Friday found me complete worn out – I actually spoke with my supervisor about taking most of this week off. Greg, my younger son, rescued me, after a fashion. His classmates finished the transition to college this week, so he was at lose ends. Runescape is having one of its “Double-XP” weekends, and he was anticipating spending 72-hours glued to a monitor. I convinced him to come out to Barnes and Noble with me all three evenings. We sat on the bar stools along the counter – he reading an assigned novel for English and I working on C# exercises.
We did take some time off Saturday to take in The Intern, having a discussion of “class”, which I like to think of as a quality of character that preserves dignity. But while he ground away at his MMORPG, I went to bed early and slept, and added long naps in the afternoon.
I decided to go down to Culver City today to spend time with Jo Corbett and the community she nurtures with 5 Rhythms dance celebrations. It’s been more than a year since my last visit. I’ve been nurturing heartbreak, and am still very much in love with the woman that I lost down there. What can I say: the day that I met her, I was dancing alone, and turned around to find her gesturing with her arm in the air. We started dancing together, and the connection was just incredibly clear and strong. I noticed the people around us smiling. When I was done, I stepped back to bow in Namaste, and she called me closer, until I stood with my lips against her temple, whispering “That was so beautiful.”
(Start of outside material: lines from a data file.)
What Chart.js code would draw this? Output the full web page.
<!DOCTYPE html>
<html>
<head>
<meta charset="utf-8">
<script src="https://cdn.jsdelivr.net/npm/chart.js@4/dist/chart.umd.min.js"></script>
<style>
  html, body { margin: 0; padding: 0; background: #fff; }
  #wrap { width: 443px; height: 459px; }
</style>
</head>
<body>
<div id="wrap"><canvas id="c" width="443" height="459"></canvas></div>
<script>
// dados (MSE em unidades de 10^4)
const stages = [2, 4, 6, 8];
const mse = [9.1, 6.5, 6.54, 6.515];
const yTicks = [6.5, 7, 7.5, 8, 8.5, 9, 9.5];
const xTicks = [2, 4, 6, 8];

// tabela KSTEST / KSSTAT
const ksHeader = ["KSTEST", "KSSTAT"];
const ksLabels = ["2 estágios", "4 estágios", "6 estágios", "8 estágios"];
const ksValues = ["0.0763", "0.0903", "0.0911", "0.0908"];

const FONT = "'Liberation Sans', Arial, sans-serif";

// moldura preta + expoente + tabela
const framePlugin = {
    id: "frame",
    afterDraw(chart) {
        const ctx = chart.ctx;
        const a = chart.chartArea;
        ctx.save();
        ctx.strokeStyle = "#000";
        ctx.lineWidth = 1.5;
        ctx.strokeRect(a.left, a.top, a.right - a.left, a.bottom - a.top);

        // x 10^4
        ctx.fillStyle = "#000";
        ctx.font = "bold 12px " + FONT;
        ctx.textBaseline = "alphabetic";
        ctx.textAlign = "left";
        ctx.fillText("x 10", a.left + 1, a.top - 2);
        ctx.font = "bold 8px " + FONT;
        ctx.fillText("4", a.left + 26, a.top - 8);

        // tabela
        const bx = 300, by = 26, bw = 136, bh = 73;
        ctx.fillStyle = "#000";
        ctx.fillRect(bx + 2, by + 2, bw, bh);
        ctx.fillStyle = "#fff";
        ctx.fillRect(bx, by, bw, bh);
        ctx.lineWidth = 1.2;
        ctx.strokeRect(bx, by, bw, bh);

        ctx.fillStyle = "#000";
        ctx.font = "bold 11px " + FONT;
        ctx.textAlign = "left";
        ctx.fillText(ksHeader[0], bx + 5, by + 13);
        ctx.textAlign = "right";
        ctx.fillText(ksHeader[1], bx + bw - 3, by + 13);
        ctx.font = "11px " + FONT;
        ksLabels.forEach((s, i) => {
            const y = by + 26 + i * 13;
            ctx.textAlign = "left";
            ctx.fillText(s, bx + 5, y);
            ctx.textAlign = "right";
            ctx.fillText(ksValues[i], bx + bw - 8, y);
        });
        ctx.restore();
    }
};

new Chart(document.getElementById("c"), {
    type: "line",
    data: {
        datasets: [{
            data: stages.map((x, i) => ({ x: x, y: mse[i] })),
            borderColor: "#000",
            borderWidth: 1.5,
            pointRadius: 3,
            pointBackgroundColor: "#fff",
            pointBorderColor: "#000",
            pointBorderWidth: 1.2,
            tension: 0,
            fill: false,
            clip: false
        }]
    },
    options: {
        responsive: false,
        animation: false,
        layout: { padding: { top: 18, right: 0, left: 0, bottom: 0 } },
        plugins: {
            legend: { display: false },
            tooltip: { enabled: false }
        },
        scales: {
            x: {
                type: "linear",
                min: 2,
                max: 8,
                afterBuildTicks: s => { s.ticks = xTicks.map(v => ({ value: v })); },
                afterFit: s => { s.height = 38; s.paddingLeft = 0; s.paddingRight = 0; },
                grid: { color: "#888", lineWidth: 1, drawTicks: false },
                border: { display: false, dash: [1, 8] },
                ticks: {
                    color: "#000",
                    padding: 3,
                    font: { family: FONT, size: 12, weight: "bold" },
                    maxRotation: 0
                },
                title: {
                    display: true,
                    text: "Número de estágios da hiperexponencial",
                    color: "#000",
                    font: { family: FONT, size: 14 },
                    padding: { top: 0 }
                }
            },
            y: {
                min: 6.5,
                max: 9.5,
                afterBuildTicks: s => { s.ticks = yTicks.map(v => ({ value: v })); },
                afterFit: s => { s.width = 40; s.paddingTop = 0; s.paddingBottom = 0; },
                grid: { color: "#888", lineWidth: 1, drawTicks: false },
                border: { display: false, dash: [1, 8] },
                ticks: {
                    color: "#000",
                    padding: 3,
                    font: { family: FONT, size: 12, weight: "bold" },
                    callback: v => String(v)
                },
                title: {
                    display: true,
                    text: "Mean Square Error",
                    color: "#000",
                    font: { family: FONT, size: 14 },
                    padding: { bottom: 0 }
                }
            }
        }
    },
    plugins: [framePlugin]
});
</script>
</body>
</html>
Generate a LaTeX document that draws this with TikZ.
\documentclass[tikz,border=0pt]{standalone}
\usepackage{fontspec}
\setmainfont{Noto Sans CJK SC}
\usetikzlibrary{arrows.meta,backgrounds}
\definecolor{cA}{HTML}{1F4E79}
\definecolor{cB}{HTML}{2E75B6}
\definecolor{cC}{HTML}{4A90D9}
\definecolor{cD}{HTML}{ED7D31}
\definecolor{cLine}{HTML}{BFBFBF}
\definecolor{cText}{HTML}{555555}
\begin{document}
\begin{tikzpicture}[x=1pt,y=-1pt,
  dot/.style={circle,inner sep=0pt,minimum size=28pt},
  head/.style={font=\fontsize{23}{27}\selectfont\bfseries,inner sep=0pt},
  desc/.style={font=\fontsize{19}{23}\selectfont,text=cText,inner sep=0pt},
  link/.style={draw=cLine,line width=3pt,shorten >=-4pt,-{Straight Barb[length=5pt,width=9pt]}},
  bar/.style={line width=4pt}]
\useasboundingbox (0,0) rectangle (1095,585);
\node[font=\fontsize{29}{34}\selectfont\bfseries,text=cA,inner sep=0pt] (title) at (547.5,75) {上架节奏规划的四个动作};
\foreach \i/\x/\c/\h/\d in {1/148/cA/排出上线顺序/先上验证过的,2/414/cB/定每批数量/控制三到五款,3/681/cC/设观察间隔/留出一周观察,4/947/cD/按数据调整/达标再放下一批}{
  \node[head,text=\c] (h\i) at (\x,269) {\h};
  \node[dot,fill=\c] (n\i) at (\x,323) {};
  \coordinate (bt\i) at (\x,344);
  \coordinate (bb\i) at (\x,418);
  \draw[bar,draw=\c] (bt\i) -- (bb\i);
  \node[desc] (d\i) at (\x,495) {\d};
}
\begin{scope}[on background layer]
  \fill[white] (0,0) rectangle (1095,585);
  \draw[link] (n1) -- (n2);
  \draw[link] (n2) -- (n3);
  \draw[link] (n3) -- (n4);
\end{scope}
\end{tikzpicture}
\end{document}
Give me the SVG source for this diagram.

What I realized was that, while with every woman before her, I felt like I was being drawn in and wrapped up, the dance that we had shared involved an expanding through each other. That night, my dreams were filled with turmoil, with people clamoring for my notice, only resolving in the early hours of the morning when she announced “I was Persephone.” The last time I saw her, I told her “Jamie Grace, every time I see you, I see all of life. Everything that I have done here has been in an effort to give you the power you need to heal yourself. I am sorry it hurts, and I wish that they would just stop.”
I still dream of her, but her mother is also in the community, and seems to still believe that she has the right to manage our affairs. So I withdrew, hoping that my lady would call me back when she was ready to take on the work that we were meant to do together.
It seemed that the signals were becoming more positive, so I decided to head back down. I woke this morning, however, to a tumult in my mind, with churches all over the Conejo Valley clamoring for my visit. I thought to go out to Malibu for some peace, but the early services were all underway by the time I was ready to leave. So I decided to just skip church, and go out to Malibu Creek State Park.
It was not entirely a mistake. I haven’t been out there in years, and was devastated that the river was dry. The chattering voices on the trail kept interrupting my communion, so I headed down the bank to the dry, lime-covered river rocks. I crept back to the trail at the bridge crossing. A shady copse called to me, but I kept on heading down the trail, and was surprised to hear what I took to be rustling in the dried leaves from the other bank. The wind didn’t seem strong, and when I rounded the last curve, I was happy to see the source of my error: apparently the Park was diverting water to the pools that blocked the trail at its end. I sat in the shade of a reed bed to luxuriate in the air’s moisture.
Down in Culver City, I encountered many new faces, but no Jamie Grace. I did what I always do there, however, trying to clear the psychological space around those that needed it, letting them connect to the healing energies that were trying to reach them.
What was really different, however, was that others began to reach out to me. This culminated near the end of the celebration. Jo was playing a melancholy meditation on the modern state of affairs, with lyrics that prayed for patience from an unknown source. I internalized the plea as directed to the Earth itself, and felt just overwhelmed by the sorrow of the land that we had suffocated with asphalt and concrete. As I bowed my head to the floor, two people came up to press on my back.
That had never happened before.
Recovering somewhat, I rolled over, and felt this beautiful energy reaching down to me from the sky. Jack-knifing to bring my heart closer to the heavens, I was suffused with joy, and laid down on my back, arms outstretched. I felt hands on my head, and a gentleman stroking my solar plexus. They kept on stretching me out, perhaps not understanding what they were unlocking.
And so it happened again, for the third time in the last three months. My heart filled with sorrow, and I arched on my back and shouted my agony. They didn’t run away, but hung on as my body arched in powerful spasms, settling only to arch again. Gathering myself, I shut the door again, and rested. When I recovered, I embraced them each in turn to whisper, “It’s going to be OK.”
There must have been some talking as I changed, because afterwards two women came up to ask if I was the man that had “cleared” today. Upon my confirmation, they said that they were really glad that I had – that everybody in the room felt a great release when I did – and thanked me for having the courage to share my sorrow with them.
I know what specific images I have when these experiences occur, and often wonder whether others share them. But they seemed confused when I alluded to the matter. They weren’t directly involved, however, but I wonder how long it will be until the consequentiality of the phenomenon is obvious to others.